Exercise 24: Human-in-the-Loop Protocol
Bloom's Level: Create
Design a human-in-the-loop protocol for a coding agent used by a team of five developers. Your protocol should define: - What actions require approval and from whom - How approval requests are communicated (Slack, email, in-tool) - Maximum wait time for approvals - What happens when the approver is unavailable - How the protocol differs for different risk levels - How the protocol evolves as trust in the agent increases
Tier 5: Open-Ended and Research (Exercises 25--30)
Exercise 25: Multi-Agent System Design
Bloom's Level: Create
Design a multi-agent system where three agents collaborate to complete a feature request: - Architect Agent: Analyzes requirements and designs the solution - Developer Agent: Implements the code - Reviewer Agent: Reviews the implementation and requests changes
Define the communication protocol between agents, the tools each agent needs, and the workflow for handling disagreements between agents. Implement the communication protocol as a Python class.

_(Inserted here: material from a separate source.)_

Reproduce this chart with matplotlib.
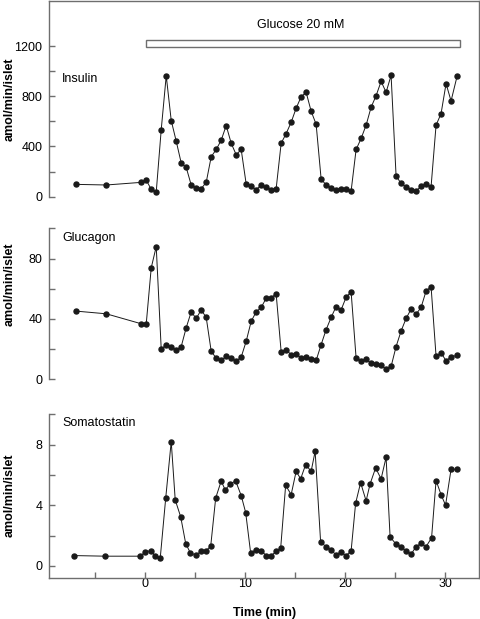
import matplotlib
matplotlib.use("Agg")
import matplotlib.pyplot as plt
from matplotlib.patches import Rectangle

plt.rcParams['font.family'] = ['Liberation Sans', 'DejaVu Sans']
plt.rcParams['font.size'] = 9

# sampling times (min)
t = [-6.95, -3.9, -0.4, 0.1, 0.6, 1.1, 1.6, 2.1, 2.6, 3.1, 3.6, 4.1, 4.6, 5.1,
     5.6, 6.1, 6.6, 7.1, 7.6, 8.1, 8.6, 9.1, 9.6, 10.1, 10.6, 11.1, 11.6, 12.1,
     12.6, 13.1, 13.6, 14.1, 14.6, 15.1, 15.6, 16.1, 16.6, 17.1, 17.6, 18.1,
     18.6, 19.1, 19.6, 20.1, 20.6, 21.1, 21.6, 22.1, 22.6, 23.1, 23.6, 24.1,
     24.6, 25.1, 25.6, 26.1, 26.6, 27.1, 27.6, 28.1, 28.6, 29.1, 29.6, 30.1,
     30.6, 31.2]
t_som = [-7.1, -4.0, -0.5, 0.0, 0.55, 1.0, 1.5, 2.05, 2.6, 3.0, 3.55, 4.05, 4.5,
         5.05, 5.55, 6.1, 6.55, 7.05, 7.6, 8.0, 8.5, 9.05, 9.6, 10.05, 10.55,
         11.1, 11.6, 12.1, 12.6, 13.1, 13.55, 14.05, 14.6, 15.1, 15.55, 16.05,
         16.6, 17.0, 17.55, 18.1, 18.6, 19.05, 19.6, 20.1, 20.6, 21.05, 21.55,
         22.1, 22.5, 23.05, 23.6, 24.1, 24.5, 25.05, 25.55, 26.05, 26.6, 27.1,
         27.6, 28.1, 28.65, 29.1, 29.6, 30.05, 30.6, 31.2]

insulin = [98, 93, 114, 132, 58, 37, 535, 964, 607, 442, 268, 233, 93, 72, 64,
           114, 318, 376, 450, 567, 426, 334, 376, 101, 85, 56, 93, 74, 56, 64,
           426, 503, 593, 705, 797, 832, 681, 577, 140, 93, 72, 56, 64, 58, 45,
           376, 464, 570, 713, 805, 919, 832, 967, 164, 106, 79, 56, 45, 82, 101,
           79, 570, 662, 901, 763, 959]
glucagon = [45.2, 43.4, 36.8, 36.8, 73.9, 87.9, 19.9, 23.0, 21.7, 19.3, 21.7,
            34.2, 44.7, 40.3, 46.0, 41.0, 18.6, 14.0, 12.5, 15.3, 14.0, 12.1,
            14.7, 25.2, 38.4, 44.7, 47.6, 53.7, 54.1, 56.6, 18.2, 19.7, 16.2,
            16.9, 14.0, 14.9, 13.4, 12.5, 23.0, 32.9, 41.0, 48.2, 46.0, 54.4,
            57.9, 14.0, 12.1, 13.4, 10.5, 9.9, 9.2, 6.8, 8.5, 21.7, 32.0, 40.3,
            46.5, 43.2, 47.6, 58.5, 61.4, 15.3, 17.5, 12.3, 14.9, 15.8]
somatostatin = [0.68, 0.64, 0.64, 0.92, 1.01, 0.66, 0.51, 4.48, 8.20, 4.35, 3.23,
                1.47, 0.88, 0.70, 0.95, 1.01, 1.30, 4.48, 5.60, 5.01, 5.41, 5.60,
                4.64, 3.52, 0.84, 1.08, 1.01, 0.68, 0.68, 0.95, 1.16, 5.32, 4.70,
                6.24, 5.74, 6.68, 6.24, 7.56, 1.56, 1.27, 1.05, 0.75, 0.90, 0.68,
                0.99, 4.13, 5.49, 4.29, 5.41, 6.46, 5.74, 7.16, 1.91, 1.47, 1.27,
                1.01, 0.77, 1.27, 1.49, 1.27, 1.85, 5.63, 4.70, 4.00, 6.37, 6.37]

spine_c = '#6e6e6e'
dot_c = '#1a1a1a'
xlim = (-9.6, 33.4)

fig = plt.figure(figsize=(4.8, 6.19), dpi=100)
L, W = 0.1027, 0.8953

# outer frame (top and right lines)
frame = fig.add_axes([L, 0.0667, W, 0.9984 - 0.0667])
frame.set_xticks([])
frame.set_yticks([])
frame.patch.set_visible(False)
for s in ['left', 'bottom']:
    frame.spines[s].set_visible(False)
for s in ['top', 'right']:
    frame.spines[s].set_color(spine_c)
    frame.spines[s].set_linewidth(1)

ax1 = fig.add_axes([L, 0.6823, W, 0.3161])
ax2 = fig.add_axes([L, 0.3872, W, 0.2439])
ax3 = fig.add_axes([L, 0.0667, W, 0.2640])

panels = [
    (ax1, t, insulin, (0, 1560), [0, 200, 400, 600, 800, 1000, 1200], [0, 400, 800, 1200], 'Insulin', 935, 0.50),
    (ax2, t, glucagon, (0, 100), [0, 20, 40, 60, 80, 100], [0, 40, 80], 'Glucagon', 93.4, 0.631),
    (ax3, t_som, somatostatin, (-0.78, 10), [0, 2, 4, 6, 8, 10], [0, 4, 8], 'Somatostatin', 9.45, 0.502),
]

for ax, tt, vals, ylim, yt, ylab, name, ny, lab_y in panels:
    ax.patch.set_visible(False)
    ax.plot(tt, vals, '-o', color=dot_c, lw=0.7, ms=3.6, mec=dot_c, clip_on=False)
    ax.set_xlim(*xlim)
    ax.set_ylim(*ylim)
    ax.set_yticks(yt)
    ax.set_yticklabels([str(v) if v in ylab else '' for v in yt])
    for s in ['top', 'right', 'bottom']:
        ax.spines[s].set_visible(False)
    ax.spines['left'].set_color(spine_c)
    ax.spines['left'].set_linewidth(1)
    ax.tick_params(axis='y', direction='in', length=4.5, width=1, color=spine_c, pad=5)
    ax.text(-8.3, ny, name, ha='left', va='center')
    ax.set_ylabel('amol/min/islet', fontweight='bold', va='center', ha='center')
    ax.yaxis.set_label_coords(-0.0915, lab_y)

ax1.set_xticks([])
ax2.set_xticks([])

ax3.spines['bottom'].set_visible(True)
ax3.spines['bottom'].set_color(spine_c)
ax3.spines['bottom'].set_linewidth(1)
ax3.set_xticks([-5, 0, 5, 10, 15, 20, 25, 30])
ax3.set_xticklabels(['', '0', '', '10', '', '20', '', '30'])
ax3.tick_params(axis='x', direction='in', length=4.5, width=1, color=spine_c, pad=0.5)
ax3.set_xlabel('Time (min)', fontweight='bold', labelpad=12)

# glucose bar
ax1.add_patch(Rectangle((0.1, 1195), 31.35, 55, facecolor='white',
                        edgecolor=spine_c, lw=1))
ax1.text(15.6, 1365, 'Glucose 20 mM', ha='center', va='center')

fig.savefig('out.png', dpi=100)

Exercise 26: Adaptive Guardrails
Bloom's Level: Create
Design and implement an adaptive guardrail system that: - Starts with strict permissions - Tracks the agent's behavior over time - Gradually relaxes permissions for actions the agent has consistently used safely - Tightens permissions if the agent triggers a guardrail - Maintains an audit log of all permission changes
Implement this as a Python class with at least five unit tests.
Exercise 27: Agent Memory Architecture
Bloom's Level: Create
Design and implement a three-tier memory system for a coding agent: - Tier 1: Working memory (current context window) - Tier 2: Session memory (persisted within a task as a JSON file) - Tier 3: Project memory (persisted across tasks as a knowledge base)
Include methods for promoting information from lower tiers to higher tiers (e.g., a key finding during a task gets promoted to the project knowledge base).
Exercise 28: Benchmark Creation
Bloom's Level: Create
Create a benchmark of ten coding tasks for evaluating agent performance. Each task should include: - A natural language description - A starter repository (file structure and contents) - A test suite that the agent's solution must pass - A difficulty rating (easy, medium, hard) - Expected metrics (iterations, tokens, time)
Implement the benchmark runner as a Python script that executes each task, runs the test suite, and reports results.
Exercise 29: Research Analysis
Bloom's Level: Evaluate
Read three recent papers or technical blog posts on coding agents (from 2024-2025). For each: - Summarize the key contribution in 100 words - Identify the agent architecture used - Evaluate the strengths and limitations of their approach - Compare their approach with the principles discussed in this chapter
Write a 1000-word comparative analysis.
Exercise 30: Build a Production-Ready Agent Feature
Bloom's Level: Create
Choose one of the following features and implement it as a production-quality Python module with full test coverage:
a) Context Window Manager: Automatically manages the context window by summarizing old messages, tracking token usage, and ensuring the most relevant information is always in context.
b) Agent Debugger: A tool that replays agent traces step-by-step, allows you to inspect the agent's reasoning at each step, and identifies where the agent's reasoning diverged from the optimal path.
c) Agent Cost Optimizer: Analyzes agent traces to identify wasteful patterns (unnecessary file reads, redundant tool calls, overly broad searches) and suggests optimizations.
Include type hints, docstrings, error handling, and at least ten unit tests.